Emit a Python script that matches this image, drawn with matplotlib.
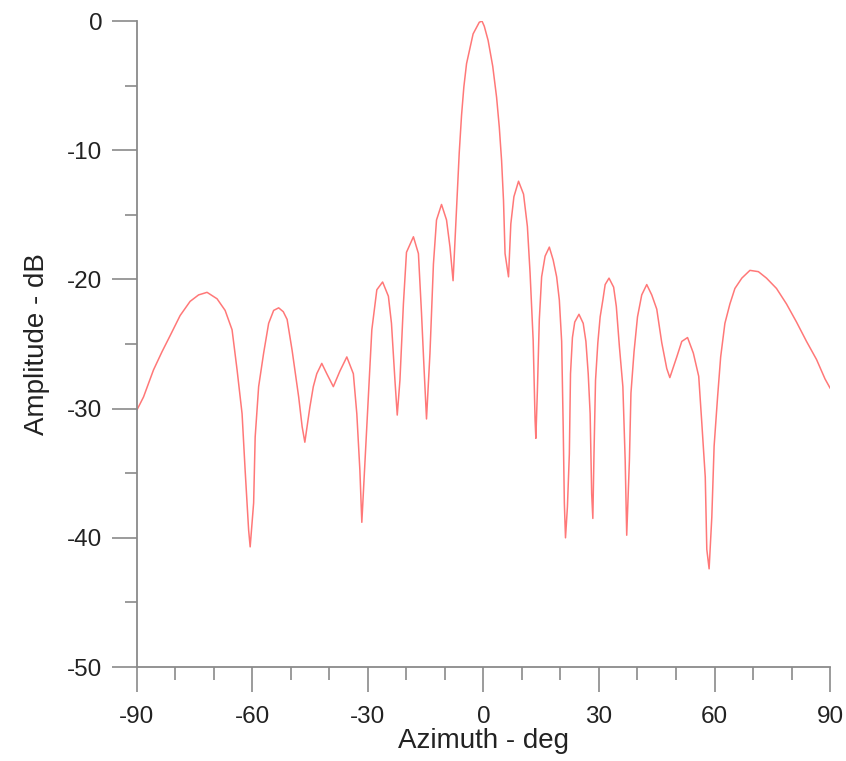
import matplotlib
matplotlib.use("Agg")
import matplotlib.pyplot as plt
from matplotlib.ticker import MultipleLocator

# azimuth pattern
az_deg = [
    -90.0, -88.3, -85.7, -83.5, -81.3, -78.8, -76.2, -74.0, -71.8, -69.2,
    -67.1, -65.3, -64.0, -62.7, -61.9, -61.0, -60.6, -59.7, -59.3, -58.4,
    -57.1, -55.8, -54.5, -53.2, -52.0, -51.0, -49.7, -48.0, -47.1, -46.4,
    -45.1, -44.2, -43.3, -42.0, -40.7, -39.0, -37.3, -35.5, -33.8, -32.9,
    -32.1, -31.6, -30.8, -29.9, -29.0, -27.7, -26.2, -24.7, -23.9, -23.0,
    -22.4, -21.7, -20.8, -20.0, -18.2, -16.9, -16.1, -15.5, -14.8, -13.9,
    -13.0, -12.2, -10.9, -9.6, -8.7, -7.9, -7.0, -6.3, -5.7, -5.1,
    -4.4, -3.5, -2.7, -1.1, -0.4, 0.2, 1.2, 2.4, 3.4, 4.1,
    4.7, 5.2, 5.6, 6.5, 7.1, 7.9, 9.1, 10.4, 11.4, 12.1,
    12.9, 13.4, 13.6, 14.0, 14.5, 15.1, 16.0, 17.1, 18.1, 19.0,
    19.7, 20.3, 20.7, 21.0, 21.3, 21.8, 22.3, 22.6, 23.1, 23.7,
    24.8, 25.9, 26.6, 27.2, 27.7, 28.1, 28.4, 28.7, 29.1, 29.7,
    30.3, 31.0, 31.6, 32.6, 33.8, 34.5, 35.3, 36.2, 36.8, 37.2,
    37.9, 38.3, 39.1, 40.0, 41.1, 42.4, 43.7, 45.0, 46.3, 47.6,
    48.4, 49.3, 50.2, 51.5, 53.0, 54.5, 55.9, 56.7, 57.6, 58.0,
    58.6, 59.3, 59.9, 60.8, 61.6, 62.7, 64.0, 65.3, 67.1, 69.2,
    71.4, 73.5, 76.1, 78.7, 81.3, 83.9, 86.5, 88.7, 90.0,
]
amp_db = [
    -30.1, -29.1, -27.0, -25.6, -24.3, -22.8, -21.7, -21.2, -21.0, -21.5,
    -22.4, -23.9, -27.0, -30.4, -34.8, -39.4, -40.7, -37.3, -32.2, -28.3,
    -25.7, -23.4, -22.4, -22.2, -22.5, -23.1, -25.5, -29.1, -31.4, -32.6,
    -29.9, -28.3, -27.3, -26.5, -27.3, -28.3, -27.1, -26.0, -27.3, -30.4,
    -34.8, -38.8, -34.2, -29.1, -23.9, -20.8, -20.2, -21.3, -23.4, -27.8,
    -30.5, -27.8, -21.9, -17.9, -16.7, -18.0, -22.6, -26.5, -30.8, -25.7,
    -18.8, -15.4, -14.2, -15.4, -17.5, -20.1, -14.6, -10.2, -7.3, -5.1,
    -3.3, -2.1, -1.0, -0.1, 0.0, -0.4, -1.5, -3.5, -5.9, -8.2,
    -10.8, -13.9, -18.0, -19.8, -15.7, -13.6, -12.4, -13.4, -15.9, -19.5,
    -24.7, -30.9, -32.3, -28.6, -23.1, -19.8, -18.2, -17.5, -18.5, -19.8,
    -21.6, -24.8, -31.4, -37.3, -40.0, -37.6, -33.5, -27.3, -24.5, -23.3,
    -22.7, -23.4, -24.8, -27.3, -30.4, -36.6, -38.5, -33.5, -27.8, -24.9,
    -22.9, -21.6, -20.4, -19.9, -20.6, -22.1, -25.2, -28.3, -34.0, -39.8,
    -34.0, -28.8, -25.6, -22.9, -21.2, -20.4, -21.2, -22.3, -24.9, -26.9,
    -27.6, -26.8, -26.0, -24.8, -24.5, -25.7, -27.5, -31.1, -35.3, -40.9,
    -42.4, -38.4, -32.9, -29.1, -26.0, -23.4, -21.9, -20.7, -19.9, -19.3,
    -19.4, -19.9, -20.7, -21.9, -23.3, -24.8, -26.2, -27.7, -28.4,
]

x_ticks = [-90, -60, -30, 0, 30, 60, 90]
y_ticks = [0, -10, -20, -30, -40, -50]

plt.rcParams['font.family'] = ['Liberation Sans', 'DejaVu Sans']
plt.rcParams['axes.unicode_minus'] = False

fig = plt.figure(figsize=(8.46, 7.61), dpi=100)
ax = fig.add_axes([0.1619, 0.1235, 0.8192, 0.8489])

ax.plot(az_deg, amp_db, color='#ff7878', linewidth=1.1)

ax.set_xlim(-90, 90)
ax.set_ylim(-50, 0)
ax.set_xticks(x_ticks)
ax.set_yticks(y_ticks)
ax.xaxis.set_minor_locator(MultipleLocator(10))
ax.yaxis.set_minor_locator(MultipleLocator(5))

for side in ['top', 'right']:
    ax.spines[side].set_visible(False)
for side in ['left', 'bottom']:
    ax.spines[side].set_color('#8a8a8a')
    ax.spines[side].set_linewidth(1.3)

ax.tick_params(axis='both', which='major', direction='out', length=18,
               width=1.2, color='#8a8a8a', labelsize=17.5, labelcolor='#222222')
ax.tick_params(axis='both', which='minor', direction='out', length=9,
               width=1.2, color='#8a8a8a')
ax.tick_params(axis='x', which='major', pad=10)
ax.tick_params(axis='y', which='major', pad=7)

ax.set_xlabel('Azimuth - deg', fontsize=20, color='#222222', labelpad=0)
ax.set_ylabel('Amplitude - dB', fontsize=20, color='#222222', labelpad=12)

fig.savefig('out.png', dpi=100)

__Task__
Write out exactly the opening lines of the data, stopping after the line that holds "from matplotlib.ticker import MultipleLocator". Exclude pictures.

__Result of this exercise__
Emit a Python script that matches this image, drawn with matplotlib.
import matplotlib
matplotlib.use("Agg")
import matplotlib.pyplot as plt
from matplotlib.ticker import MultipleLocator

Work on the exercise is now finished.